Okay, I understand where "wingnut" came from. Someone is a right wing nut...they're a wingnut. I don't understand where moonbat came from. And it seems to have become the all-purpose response to wingnut, but it just looks like a seven-letter compound word.

Where did it come from, and how did it come to refer to members of the far left (which may or may not include every liberal, depending on your partisan stance)?

There's links to some (slightly sketchy) answers in the comments over there. I'm still holding to my initial definition, "Something the warbloggers call people who disagree with them for no particular reason whatsoever."

Don't think I've ever been called that. Lots of other things, yes, and tourists are encouraged to use the convenient MT Search function to make sure they're at least being original with their insults.

Missed that final episode thingee. My life is the poorer for it, I'm sure. On the other hand, finally got 'round to reading Casualty of War over at GQ:

On the basis of her indignation, Rice may have sounded convincing, except that a few days earlier, Powell's chief of staff, Larry Wilkerson, had told me just the opposite. As he put it, Taiwan is "another place where you get a lot of tension, because there are literally people from the Defense Department on that island every week. Every week. And have been for three years. And many of those people—I know, because some of them are my former colleagues and friends—are delivering messages to Taiwan that Taiwan needn't worry. Meanwhile, we're trying to maintain a more balanced attitude."

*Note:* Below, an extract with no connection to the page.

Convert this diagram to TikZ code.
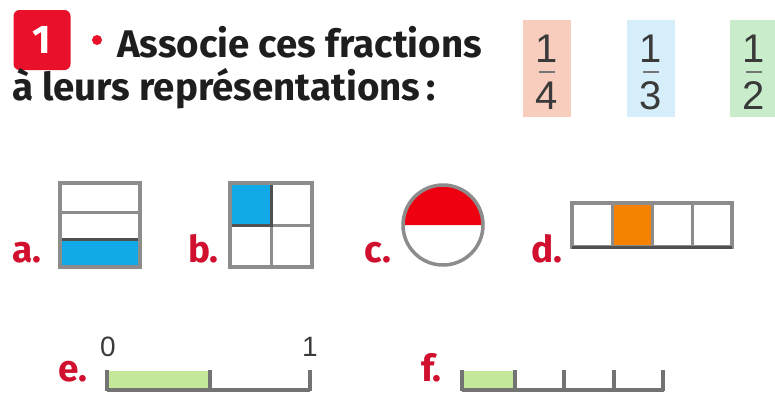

And yet even after I had read Wilkerson's quote aloud to Rice, she refused to budge from her script. "As a government," she said weakly, "we use all of the elements together in order to effect policy. They're working always in concert."

Of course, this was even more absurd. The notion that the departments of State and Defense are "always in concert" is not only false; it has never been true and isn't supposed to be. If anything, a certain level of tension between the two departments is a good sign, a reflection of a working government, of the push and pull between diverging interests, the balance of power between military might and diplomatic maneuvering. The idea that the departments of State and Defense are "always in concert" is actually somewhat scary and Orwellian. Fortunately, it's a lie. Unfortunately, the truth is scarier than the lie.

Sometimes I wonder why Powell and Rice are so often lumped together, seeing as the former is (despite his service with the current administration) well-known, respected not only across the political spectrum here in the US but also abroad, and appears at least competent, while the latter. . . not so much.

Then I remember, or rather Google for the exact quote, James G. Watt, Reagan's Secretary of the Interior describing an advisory panel:

I have a black, a woman, two Jews and a cripple.

And it all becomes. . . ok, not clear, exactly, but I remember how their brains work. Or fail to work. Or something.